As the temperature continues to drop, other foods follow: 500 degrees for baking the bread, followed by roasted tomatoes, squash, beets or potatoes — all from the garden. Several hours later, a 200-degree oven is good for drying tomatoes or herbs. The entire cooking cycle can last five or more hours.
The oven produces three kinds of heat. There is radiant heat emanating from walls and floor of the inner chamber, conductive heat transferred from direct contact with the floor and convective heat, the hot air circulating around the chamber. These combined forces allow for even cooking, enhanced flavors and crispy bread and pizza crusts.
Repeated firings have improved my ability to effectively use this primitive oven and gain the skills necessary for making pizza and baking bread. Watching videos of The Wood Fired Oven Chef demonstrate the endless possibilities that lie ahead.
The primary building material for this dome-shaped oven was my subsoil which is full of red clay. Add sand & water and you get a mud mixture for the thermal layer, about 3 inches thick that, in addition to the firebrick floor, will absorb the heat of the fire. For the outer layer, about 4 inches thick, perlite or vermiculite is added to the screened earth to form the insulating layer to hold in the heat. The final layer is about a half inch of plaster made of screened clay and fine sand. This exterior coat produces a finished, smooth exterior.

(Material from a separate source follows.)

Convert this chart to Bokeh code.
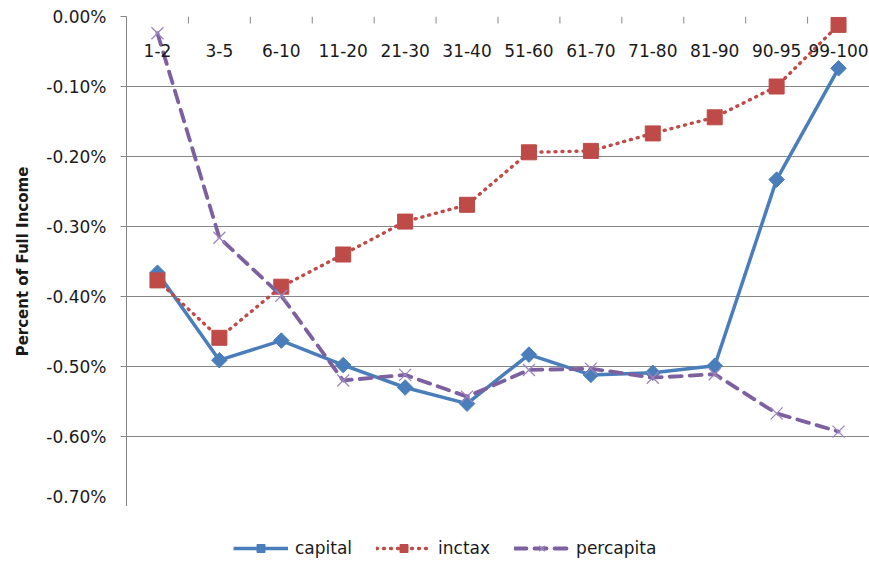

My first attempts at building an outdoor oven ended in failure. So last summer, when an earth oven workshop was held across the Delaware River in Callicoon, New York, I signed up. Subsequently, I read the classic book, Build Your Own Earth Oven by Kiko Denzer. After gathering the necessary materials, I began building my oven on a previously constructed concrete base.
For a time, I was a potter and tilemaker, so I knew about working with clay and building kilns. I also had a supply of firebricks for the floor and the arched doorway. Since the base had been built several years earlier, building the earth oven was completed in just a day’s time.
Archaeologists have discovered earth ovens from prehistoric times. The earliest ovens were pits lined with heated stones. Today, there are cultures around the world using communal earth ovens for baking bread. The revival of these ovens today enables us to tap into ancient traditions of cooking and gain an appreciation for how good pizza should taste.